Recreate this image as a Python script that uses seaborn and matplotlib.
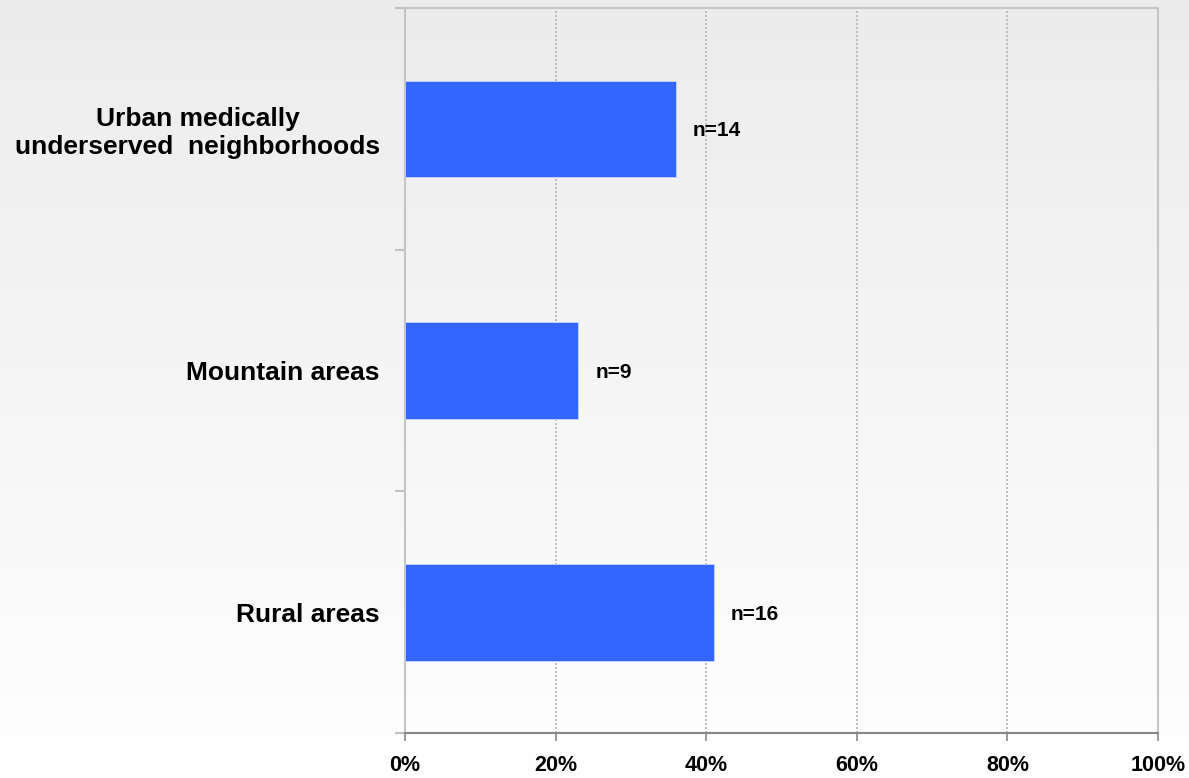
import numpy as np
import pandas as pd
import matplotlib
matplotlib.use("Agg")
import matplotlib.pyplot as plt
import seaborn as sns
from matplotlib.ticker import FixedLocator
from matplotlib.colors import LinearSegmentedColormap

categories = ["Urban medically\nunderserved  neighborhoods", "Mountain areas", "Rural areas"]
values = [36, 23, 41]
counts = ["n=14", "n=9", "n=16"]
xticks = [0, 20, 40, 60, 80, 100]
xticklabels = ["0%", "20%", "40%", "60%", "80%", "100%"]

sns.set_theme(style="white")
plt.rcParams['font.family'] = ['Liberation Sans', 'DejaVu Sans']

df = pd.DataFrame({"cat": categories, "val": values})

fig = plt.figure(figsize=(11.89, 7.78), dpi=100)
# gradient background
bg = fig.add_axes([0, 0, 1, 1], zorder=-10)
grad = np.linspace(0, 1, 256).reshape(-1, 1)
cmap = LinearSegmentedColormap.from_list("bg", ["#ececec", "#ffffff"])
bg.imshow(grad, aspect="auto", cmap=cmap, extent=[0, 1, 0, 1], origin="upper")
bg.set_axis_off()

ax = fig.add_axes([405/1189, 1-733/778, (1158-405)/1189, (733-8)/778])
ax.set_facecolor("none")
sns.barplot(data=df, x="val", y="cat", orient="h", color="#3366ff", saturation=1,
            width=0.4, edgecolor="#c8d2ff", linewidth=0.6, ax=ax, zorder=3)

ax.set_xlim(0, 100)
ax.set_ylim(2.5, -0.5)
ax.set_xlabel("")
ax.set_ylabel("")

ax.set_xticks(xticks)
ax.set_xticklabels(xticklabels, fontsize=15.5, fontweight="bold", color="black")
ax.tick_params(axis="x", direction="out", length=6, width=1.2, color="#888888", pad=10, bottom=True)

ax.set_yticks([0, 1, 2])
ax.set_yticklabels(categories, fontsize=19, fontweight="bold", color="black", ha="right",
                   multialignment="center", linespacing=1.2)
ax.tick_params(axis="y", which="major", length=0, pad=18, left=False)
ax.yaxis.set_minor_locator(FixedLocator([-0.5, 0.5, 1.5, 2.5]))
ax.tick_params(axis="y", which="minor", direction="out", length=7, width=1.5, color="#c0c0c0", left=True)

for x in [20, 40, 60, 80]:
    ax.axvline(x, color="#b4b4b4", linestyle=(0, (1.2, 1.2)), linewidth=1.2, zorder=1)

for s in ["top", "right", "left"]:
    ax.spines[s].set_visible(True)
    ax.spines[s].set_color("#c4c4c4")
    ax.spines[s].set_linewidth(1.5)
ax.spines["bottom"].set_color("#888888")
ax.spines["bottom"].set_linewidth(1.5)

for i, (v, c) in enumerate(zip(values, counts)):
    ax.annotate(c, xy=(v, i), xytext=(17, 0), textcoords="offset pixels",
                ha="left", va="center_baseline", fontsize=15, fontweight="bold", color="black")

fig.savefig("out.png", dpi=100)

--------------------------------

• BRIEF:
Give an exact copy of the material, leaving out every picture.

• TASK OUTPUT:
Recreate this image as a Python script that uses seaborn and matplotlib.
import numpy as np
import pandas as pd
import matplotlib
matplotlib.use("Agg")
import matplotlib.pyplot as plt
import seaborn as sns
from matplotlib.ticker import FixedLocator
from matplotlib.colors import LinearSegmentedColormap

categories = ["Urban medically\nunderserved  neighborhoods", "Mountain areas", "Rural areas"]
values = [36, 23, 41]
counts = ["n=14", "n=9", "n=16"]
xticks = [0, 20, 40, 60, 80, 100]
xticklabels = ["0%", "20%", "40%", "60%", "80%", "100%"]

sns.set_theme(style="white")
plt.rcParams['font.family'] = ['Liberation Sans', 'DejaVu Sans']

df = pd.DataFrame({"cat": categories, "val": values})

fig = plt.figure(figsize=(11.89, 7.78), dpi=100)
# gradient background
bg = fig.add_axes([0, 0, 1, 1], zorder=-10)
grad = np.linspace(0, 1, 256).reshape(-1, 1)
cmap = LinearSegmentedColormap.from_list("bg", ["#ececec", "#ffffff"])
bg.imshow(grad, aspect="auto", cmap=cmap, extent=[0, 1, 0, 1], origin="upper")
bg.set_axis_off()

ax = fig.add_axes([405/1189, 1-733/778, (1158-405)/1189, (733-8)/778])
ax.set_facecolor("none")
sns.barplot(data=df, x="val", y="cat", orient="h", color="#3366ff", saturation=1,
            width=0.4, edgecolor="#c8d2ff", linewidth=0.6, ax=ax, zorder=3)

ax.set_xlim(0, 100)
ax.set_ylim(2.5, -0.5)
ax.set_xlabel("")
ax.set_ylabel("")

ax.set_xticks(xticks)
ax.set_xticklabels(xticklabels, fontsize=15.5, fontweight="bold", color="black")
ax.tick_params(axis="x", direction="out", length=6, width=1.2, color="#888888", pad=10, bottom=True)

ax.set_yticks([0, 1, 2])
ax.set_yticklabels(categories, fontsize=19, fontweight="bold", color="black", ha="right",
                   multialignment="center", linespacing=1.2)
ax.tick_params(axis="y", which="major", length=0, pad=18, left=False)
ax.yaxis.set_minor_locator(FixedLocator([-0.5, 0.5, 1.5, 2.5]))
ax.tick_params(axis="y", which="minor", direction="out", length=7, width=1.5, color="#c0c0c0", left=True)

for x in [20, 40, 60, 80]:
    ax.axvline(x, color="#b4b4b4", linestyle=(0, (1.2, 1.2)), linewidth=1.2, zorder=1)

for s in ["top", "right", "left"]:
    ax.spines[s].set_visible(True)
    ax.spines[s].set_color("#c4c4c4")
    ax.spines[s].set_linewidth(1.5)
ax.spines["bottom"].set_color("#888888")
ax.spines["bottom"].set_linewidth(1.5)

for i, (v, c) in enumerate(zip(values, counts)):
    ax.annotate(c, xy=(v, i), xytext=(17, 0), textcoords="offset pixels",
                ha="left", va="center_baseline", fontsize=15, fontweight="bold", color="black")

fig.savefig("out.png", dpi=100)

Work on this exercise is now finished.